3GPP UMTS will evolve from HSDPA DL 14.4 M and UL 384 K to HSDPA/HSUPA
DL 14.4 M and UL 5.76 M in 2007 to further evolution starting with DL 28
M and UL 11.5 M
3GPP LTE will start in 2009 with DL 100 M and UL 50 M
CDMA 2000 will evolve from EVDO Rev 0 with DL 2.4 M and UL 153 K in 1.25
MHz to Rev A in 2007 with DL 3.1 M and UL 1.8 M to Rev B in 2008 with 14.7
M and UL 4.9 M in 5 MHz to Rev C in 2009 with DL 100 M and UL 50 M in 20
MHz
WiMax will evolve in phase 1 to DL 23 M and UL 4 in 2007 to phase 2 in
2008 with DL 46 M and UL 4 M.
Who will be the clear winner? The answer is it depends on the timing.
WiMax is clearly the more near-term winner, especially for data driven
applications such as mobile workforce, M2M communications, backhaul, and
mesh applications such as RFID and sensing devices for public safety and
homeland security.
3GPP UMTS and CDMA 2000 will eventually catch up, but will it be too late
for various infrastructure applications such as those in a municipal wireless
placement?
However, is WiMax just a "stop-gap" solution as quoted by Robert
Crago, author of Face-off: WiMax vs. WiFi vs. 4G , WiMax Industry report and more.

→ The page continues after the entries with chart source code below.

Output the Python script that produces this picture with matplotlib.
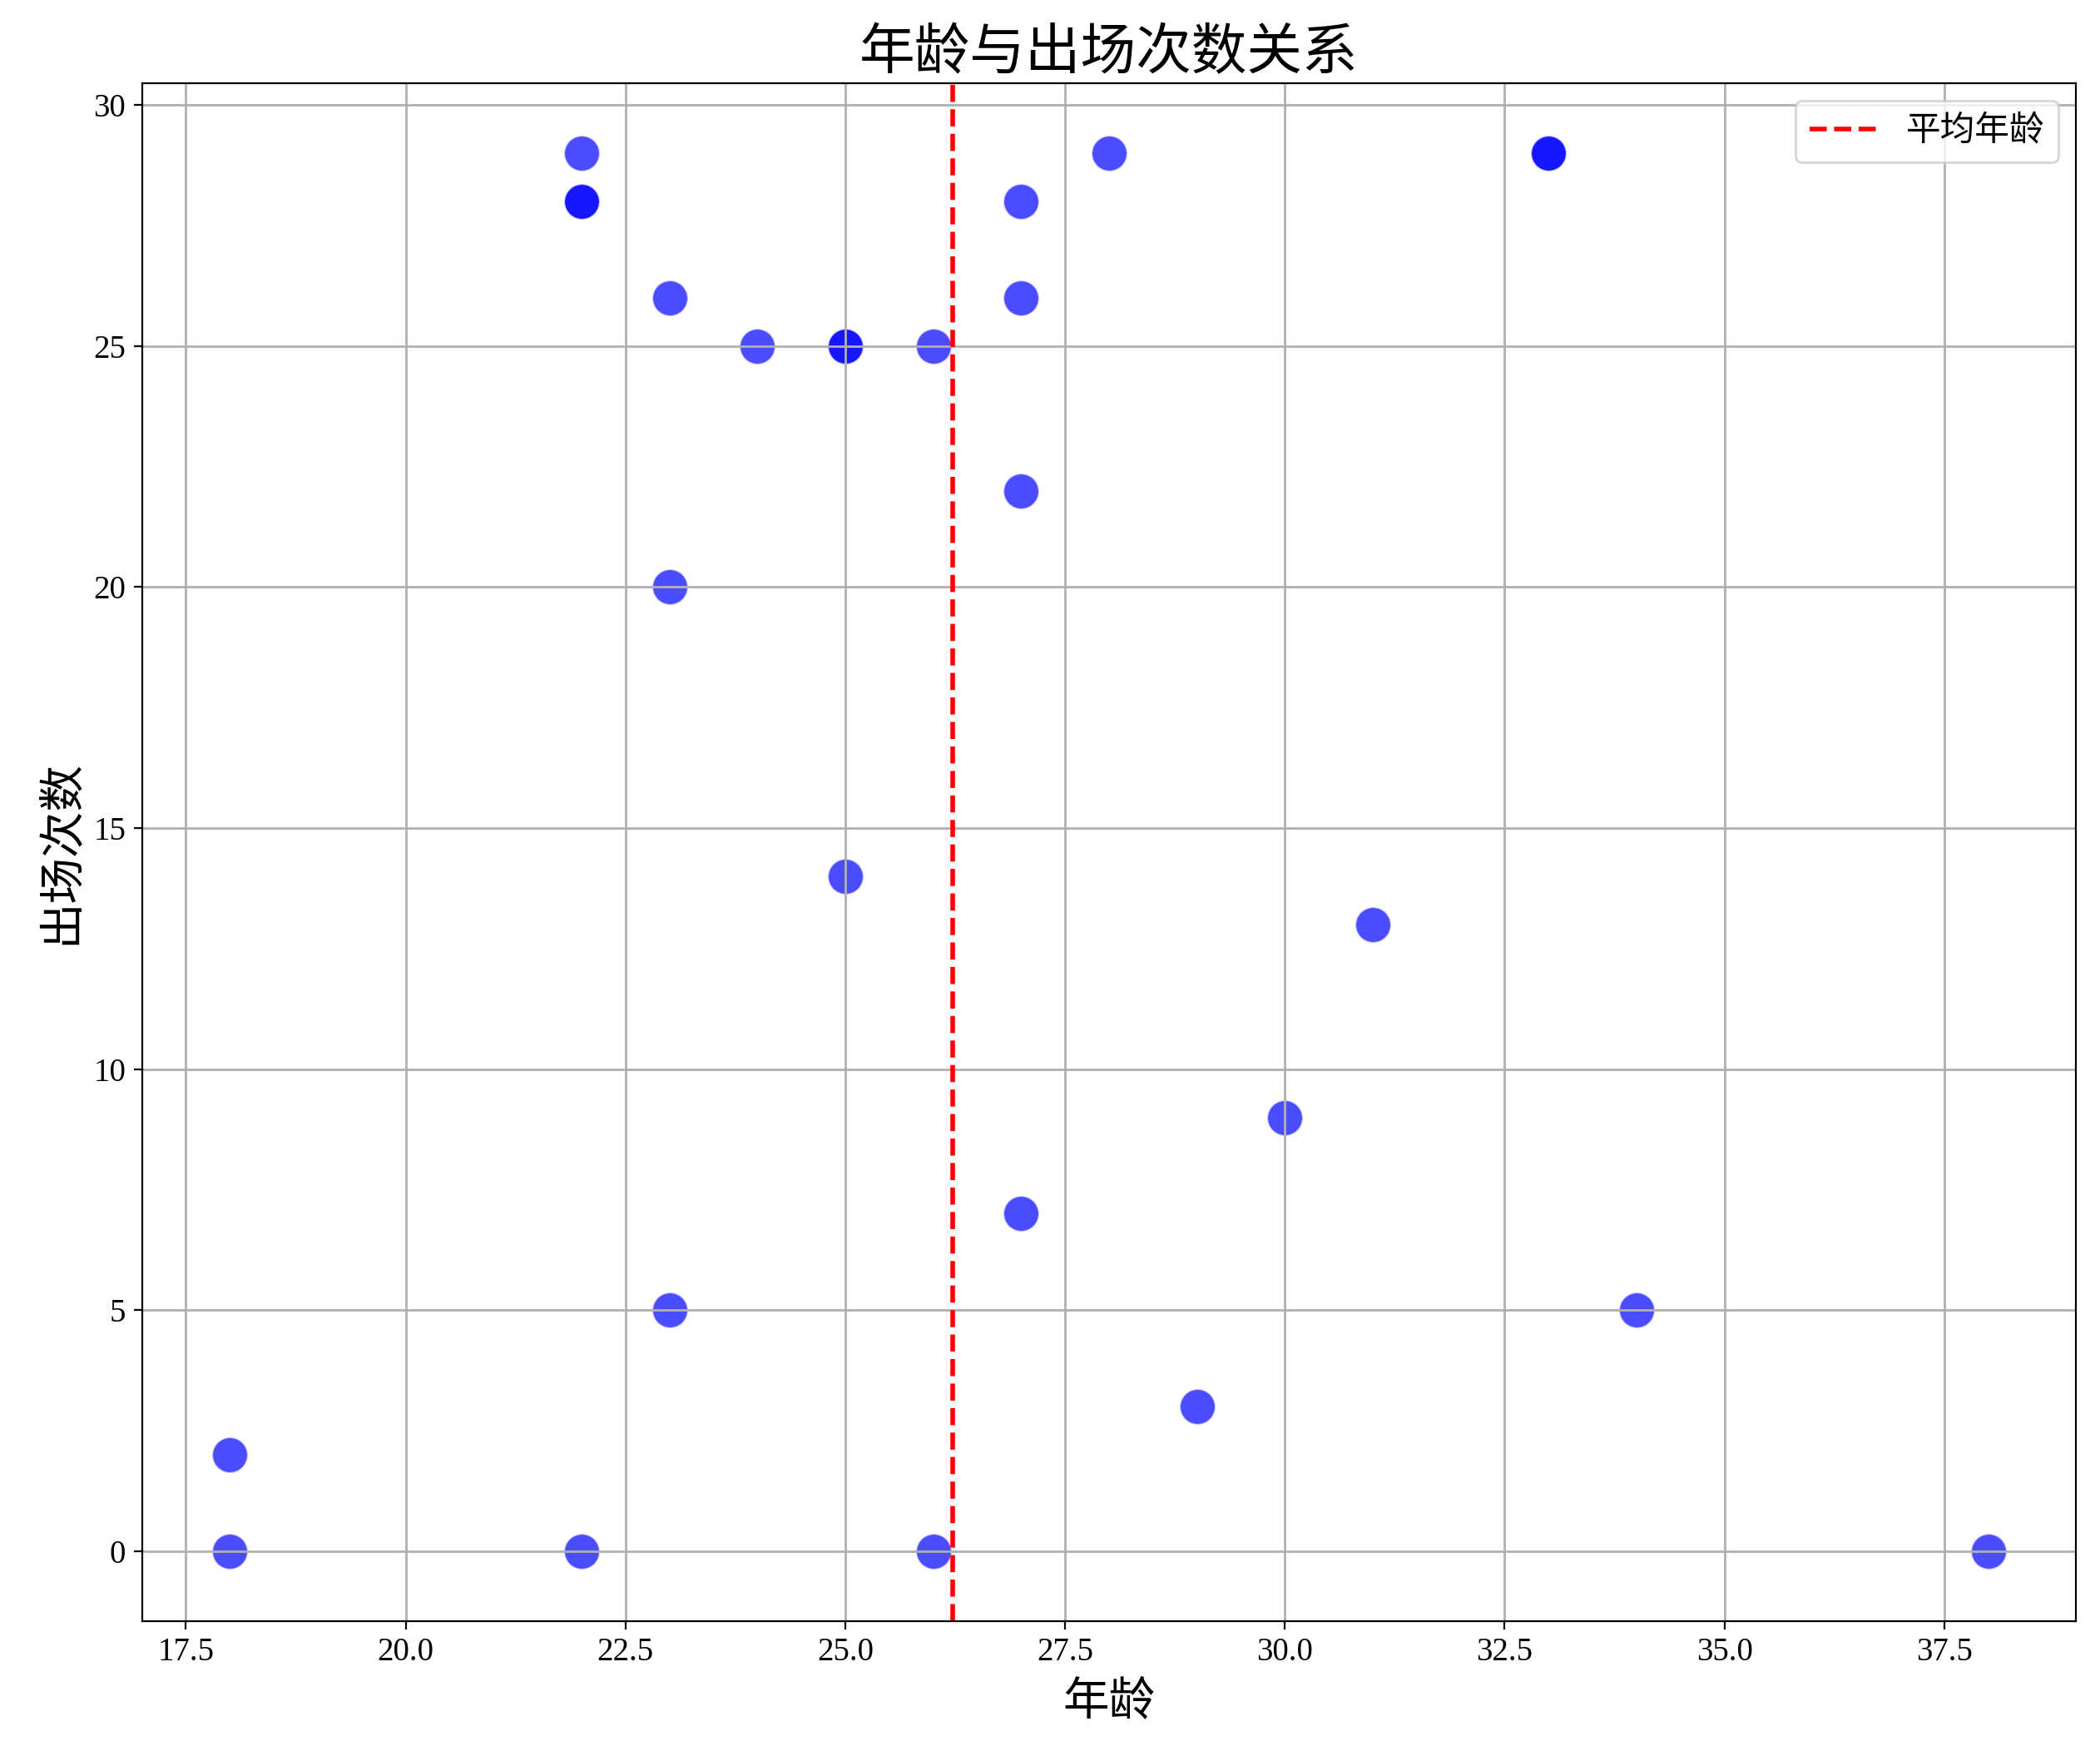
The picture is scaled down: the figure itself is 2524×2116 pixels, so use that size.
import numpy as np
import matplotlib
matplotlib.use("Agg")
import matplotlib.pyplot as plt

plt.rcParams['font.family'] = ['Liberation Serif', 'Noto Sans CJK SC', 'DejaVu Sans']

# age of each player and number of appearances
age = [18, 18, 22, 22, 22, 22, 23, 23, 23, 24, 25, 25, 25, 26, 26,
       27, 27, 27, 27, 28, 29, 30, 31, 33, 33, 34, 38]
apps = [2, 0, 29, 28, 28, 0, 26, 20, 5, 25, 25, 25, 14, 25, 0,
        28, 26, 22, 7, 29, 3, 9, 13, 29, 29, 5, 0]

mean_age = np.mean(age)

fig = plt.figure(figsize=(12.62, 10.58), dpi=200)
ax = fig.add_axes([0.0676, 0.0794, 0.921, 0.8733])

ax.scatter(age, apps, s=240, c='blue', alpha=0.7, edgecolors='white', linewidths=0.8)
ax.axvline(mean_age, color='red', linestyle='--', linewidth=2, label='平均年龄')

ax.set_title('年龄与出场次数关系', fontsize=24, family=['Noto Sans CJK SC'])
ax.set_xlabel('年龄', fontsize=20, family=['Noto Sans CJK SC'])
ax.set_ylabel('出场次数', fontsize=20, family=['Noto Sans CJK SC'])
ax.tick_params(labelsize=14)
ax.grid(True, color='#b0b0b0', linewidth=1)
ax.legend(loc='upper right', prop={'family': ['Noto Sans CJK SC'], 'size': 15})

plt.savefig("out.png", dpi=200)
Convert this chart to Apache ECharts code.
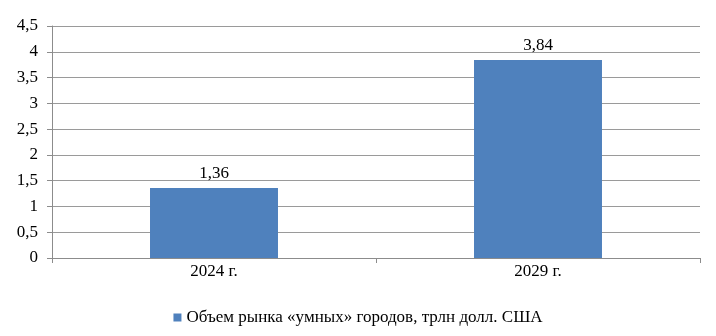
<!DOCTYPE html>
<html><head><meta charset="utf-8">
<script src="https://cdn.jsdelivr.net/npm/echarts@6/dist/echarts.min.js"></script>
<style>html,body{margin:0;padding:0;background:#fff}#c{width:716px;height:336px}</style>
</head><body><div id="c"></div>
<script>
const categories = ['2024 г.', '2029 г.'];
const values = [1.36, 3.84];
const seriesName = 'Объем рынка «умных» городов, трлн долл. США';
const fmt = v => String(v).replace('.', ',');
const font = '"Liberation Serif", "Times New Roman", serif';
const chart = echarts.init(document.getElementById('c'));
chart.setOption({
  animation: false,
  textStyle: { fontFamily: font },
  grid: { left: 52, right: 16, top: 26, bottom: 78 },
  legend: {
    top: 304, left: 'center', itemWidth: 8, itemHeight: 8, icon: 'rect', itemGap: 5,
    textStyle: { fontFamily: font, fontSize: 17, color: '#000' },
    data: [seriesName]
  },
  xAxis: {
    type: 'category', data: categories,
    axisLine: { lineStyle: { color: '#8c8c8c', width: 1 } },
    axisTick: { show: true, length: 5, alignWithLabel: false, lineStyle: { color: '#8c8c8c' } },
    axisLabel: { fontFamily: font, fontSize: 17, color: '#000', margin: 5 }
  },
  yAxis: {
    type: 'value', min: 0, max: 4.5, interval: 0.5,
    axisLine: { show: true, lineStyle: { color: '#8c8c8c', width: 1 } },
    axisTick: { show: true, length: 5, lineStyle: { color: '#8c8c8c' } },
    splitLine: { lineStyle: { color: '#9a9a9a', width: 1 } },
    axisLabel: { fontFamily: font, fontSize: 17, color: '#000', margin: 14, formatter: v => fmt(v) }
  },
  series: [{
    name: seriesName, type: 'bar', data: values, barWidth: '39.5%',
    itemStyle: { color: '#4F81BD' },
    label: { show: true, position: 'top', distance: 6, fontFamily: font, fontSize: 17, color: '#000', formatter: p => fmt(p.value) }
  }]
});
</script></body></html>
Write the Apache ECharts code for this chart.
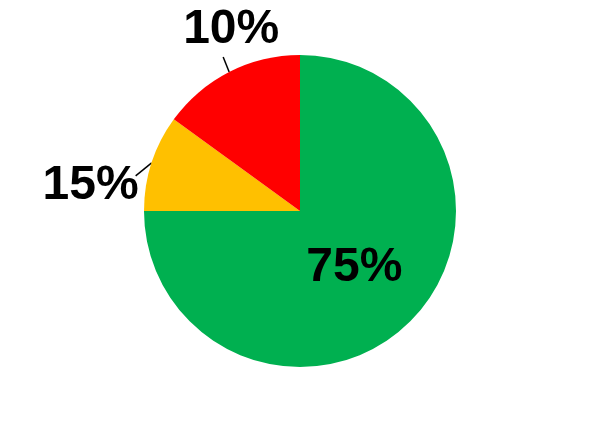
<!DOCTYPE html>
<html>
<head>
<meta charset="utf-8">
<script src="https://cdn.jsdelivr.net/npm/echarts@6/dist/echarts.min.js"></script>
<style>
  html, body { margin: 0; padding: 0; background: #fff; }
  #chart { width: 600px; height: 421px; }
</style>
</head>
<body>
<div id="chart"></div>
<script>
// slice values as drawn, and the label text shown next to each slice
var sliceNames = ['A', 'B', 'C'];
var sliceValues = [75, 10, 15];
var sliceLabels = ['75%', '15%', '10%'];
var sliceColors = ['#00B050', '#FFC000', '#FF0000'];

var myChart = echarts.init(document.getElementById('chart'));

var data = sliceValues.map(function (v, i) {
    var item = {
        name: sliceNames[i],
        value: v,
        itemStyle: { color: sliceColors[i] }
    };
    if (i === 0) {
        item.label = { position: 'inside', offset: [-3, -1] };
        item.labelLine = { show: false };
    }
    return item;
});

var option = {
    animation: false,
    backgroundColor: '#fff',
    series: [{
        type: 'pie',
        center: [300, 211],
        radius: 156,
        startAngle: 90,
        clockwise: true,
        avoidLabelOverlap: false,
        data: data,
        label: {
            show: true,
            position: 'outside',
            formatter: function (p) {
                return sliceLabels[p.dataIndex];
            },
            color: '#000',
            fontSize: 48,
            fontWeight: 'bold',
            fontFamily: 'Arial, "Liberation Sans", sans-serif'
        },
        labelLine: {
            show: true,
            length: 16,
            length2: 0,
            lineStyle: { color: '#000', width: 1.5 }
        },
        labelLayout: function (params) {
            var pts = params.labelLinePoints;
            if (!pts) return {};
            var s = pts[0];
            if (params.dataIndex === 2) {
                var e = [s[0] - 6, s[1] - 15];
                return {
                    x: s[0] + 2,
                    y: s[1] - 42,
                    align: 'center',
                    verticalAlign: 'middle',
                    labelLinePoints: [s, e, e]
                };
            }
            if (params.dataIndex === 1) {
                var e2 = [s[0] - 16, s[1] + 13];
                return {
                    x: s[0] - 13,
                    y: s[1] + 23,
                    align: 'right',
                    verticalAlign: 'middle',
                    labelLinePoints: [s, e2, e2]
                };
            }
            return {};
        }
    }]
};

option && myChart.setOption(option);
</script>
</body>
</html>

| "Sprint's 1xEVDO is only a stop gap measure to meet the data communications
service demand by the consumer. Sprint was looking for a way to move past
Verizon in subscribers. The Nextel IDen platform, owned by Sprint, has
prevented them from being as competitive in the wireless broadband services
sector. Although the Nextel subscriber base was strong because of the PTT
feature, Sprint had a problem moving into the next wireless broadband service
offering. The partnership with Samsung and Motorola to develop a new infrastructure
based on WiMax has given Sprint the spring board they needed to surpass
Verizon. The investment by Sprint and Verizon will play itself out in a
short time frame. The Verizon network upgrade will be completed by 2008
with Sprint rolling out WiMax the same year. Verizon has the edge over
Sprint in delivering wireless broadband services to the time being." |
But what about the hotspot market? Is there room for WiFi for public access
or will 4G technologies take over as referenced by Zaga Novakoic, author
of Public Access WLAN Case Studies 2007
| "During the past four years of our coverage of public access Wi-Fi,
a vast majority of our predications have come true. Companies have gone
under, technologies have evolved, and the rush and public onslaught to
embrace and pay for Wi-Fi access has not happened, at least not in a meaningful
and profitable way. Mobile phone operators can and do now offer HSDPPA/EVDO
networks whose access rates are quite adequate for the average needs of
the business user, and those access speeds will only get better in the
upcoming months. This in effect has the ability to disrupt the Public Access
model that some businesses staked everything on. Those who developed and
evolved EVDO and HSDPA have deep pockets and a rich history of innovation
while WLAN is still far behind with even chips and battery life being an
issue that needs to be resolved which the mobile world resolved years ago." |
The editors at MobileIN.com beleive there is a place for all three technologies - WiFi, WiMax, and 4G cellular - but it is important for suppliers and service providers to carefully define the application and service mix for each deployment and to periodially review over time.
As is usually the case, it will be the evolution of applications that will
drive UMTS evolution rather than the other way around.